WeWork was still able to close a deal to go public at a $9 billion valuation through a blank-check company, while CEO Sandeep Mathrani said in January that the coworking giant was “completely on track” to become profitable by the end of the year, Reuters reported.

A spokesperson for WeWork declined to comment.

Dixon’s comments came as IWG, which owns Regus and female-focused coworking brand The Wing, faced huge losses in the first quarter and warned of even more.

The U.K.-listed IWG reported a more than $879 million annual loss in 2020, a huge drop from the $167 million in profit it posted in 2019, The Guardian reported.

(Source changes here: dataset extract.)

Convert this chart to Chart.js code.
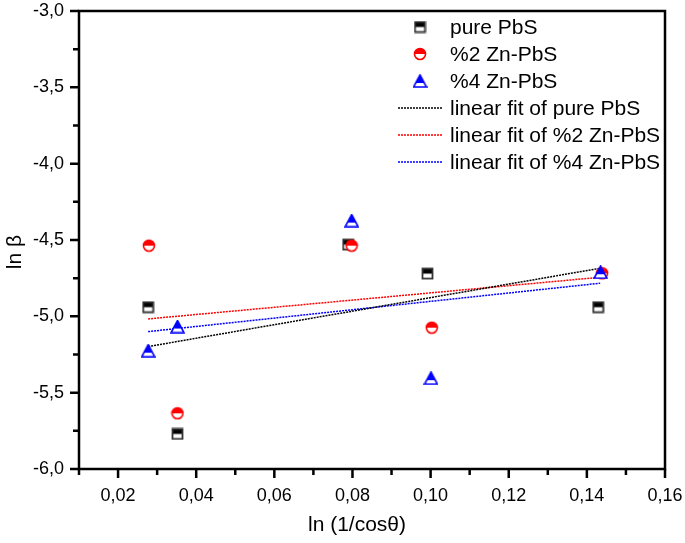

On Monday, IWG told investors it expects profits this year to be “well below” 2020, as countries around the world enact more lockdowns due to new strains of COVID-19. 

Dixon said IWG’s recovery will be “slower than expected,” but added that its occupancy rate has crept up slightly every month between April and June while it’s seen an increased demand from new customers.

Update: This story has been updated to correct IWG’s $879 million loss was for 2020, not the first quarter of 2021.